As stated yesterday, John Sickels posted his Top 20 Seattle Mariners Prospects last week, which was something that I had time to help narrow down the list on, but not actually comment on at that point. I've been pretty critical of Sickels' lists in the past, but this one I actually kind of like, or see things that I'm intrigued by.

1) Taijuan Walker, RHP, Grade A-
2) Danny Hultzen, LHP, Grade A-
3) James Paxton, LHP, Grade B+: Borderline A-
4) Nick Franklin, SS, Grade B: Borderline B+
5) Jose Campos, RHP, Grade B
6) Vinnie Catricala, 3B-1B-OF, Grade B-: Borderline B
7) Francisco Martinez, 3B, Grade B-
8) Alex Liddi, 3B, Grade B-
9) Phillips Castillo, OF, Grade B-
10) Brad Miller, SS, Grade B-
11) Chance Ruffin, RHP, Grade B-: Borderline C+
12) Guillermo Pimentel, OF, Grade C+
13) Stephen Pryor, RHP, Grade C+
14) Martin Peguero, SS, Grade C+
15) Victor Sanchez, RHP, Grade C+
16) Tyler Marlette, C, Grade C+
17) Stefen Romero, 2B-OF, Grade C+
18) Carter Capps, RHP, Grade C+
19) Erasmo Ramirez, RHP, Grade C
20) Jabari Blash, OF, Grade C

Note that a lot of the borderline calls here skew towards the positive end of the spectrum. Good news throughout. To go over some of the list in a little bit more depth, I'll start with certain gestures that I agree with. I'm pleased to see at least one Liddi advocate among prospect rankers (who is okay with his defense!), as well as some additional love for Castillo and Miller, who I think have been underrated by a number of outlets so far, Miller in particular. I'd side with him in dropping Ruffin as well, not because I dislike him so much as a belief that pure relievers don't have the same impact. I'm also glad that someone remains a bit suspicious of Pimentel's lack of production and struggles to improve his plate discipline in Pulaski, where hitters typically have quite an easy time. I hope that he eventually proves me wrong and turns into the elite hitter people think he's going to be, so I can cry out "Guillermo, forgive my sins!", but right now, the lack of plate discipline suggests to me that a physical capacity to hit thirty dingers is going to be overridden by the fact that you don't need to throw him good pitches in order to get him out.

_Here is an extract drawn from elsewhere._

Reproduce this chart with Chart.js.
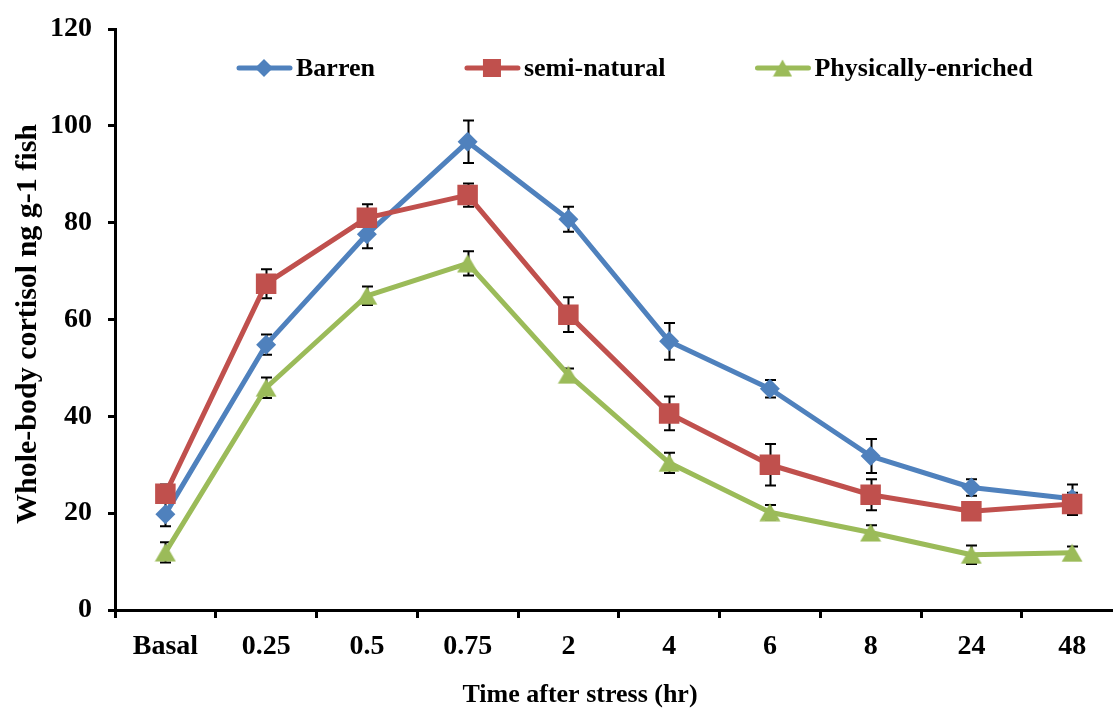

As for stuff neither here nor there, I'm interested in the ranking of Marlette in such a high spot. It's not indefensible because BA regards him as the best power bat we signed from the draft (i.e., Cron excluded), and that he homered in Petco Park and can hit to all fields is well known. On the other hand, he's a catcher, and catching always raises defensive concerns, and in our very limited sample of 45 plate appearances last year in Pulaski, he struck out thirteen times and didn't walk once. Nevertheless, he's one of the guys that I'm really looking forward to seeing in the coming season, as to whether he lives up to his billing. I figure there's a chance he ends up in Everett. Another "neither here nor there" is the addition of Jabari Blash, which overall, I like. Blash has some unknowns right now like the reconciliation of his plate discipline with his power, but you aren't likely to find better tools around in the system, so he's not a bad player to dream on. The final one is that Romero is ranked pretty highly with Sickels making some analogies to Catricala. I like Romero and think he was easily one of the best hitters on last year's Lumberkings squad, but I kind of want to see him do it at a higher level and am still uncertain of his defensive future, although it certainly looks more positive than it used to, I think.

My disagreements are few, and somewhat expected. I think that Capps, who has been starting so far in spite of his mechanics, deserves some benefit of doubt at this stage, and even if you do see him as a reliever, the stuff is good enough to justify moving him up. I also disagree with the assessment on Erasmo because I believe that his arsenal, reported velocity uptick accounted for, is better than Sickels gives him credit for. I could see him as a #3 starter (maybe not on this team, fingers crossed), not just a back-end innings eater. The other issues really just make a mess of the whole process because Sickels included a bunch of also-rans, and among those with a case for being underrated, you have Burgoon, Hicks, Littlewood (I'll sigh here, but I'm willing to admit it), Marder, Maurer, Morales, Raben… heck, let's just say all of them with maybe an exception or two. I think that any of those guys has a chance to break out. Chiang, if his Eastern League numbers held up, was legitimately interesting. Forrest Snow would have a lot more press in a system with fewer quality arms. Triunfel is still young. Littlewood is still young. Marder and Hicks could have dropped just because so many catchers were selected at once. You can see where it gets to be a bit of a mess if you really start discussing whether each pick belongs and why. I'm not envious of those that have to write these lists. There's a good amount of talent in here and enough names to go around where someone in that list of honorable mentions is going to be talked up as a prospect on the rise in the next year or so.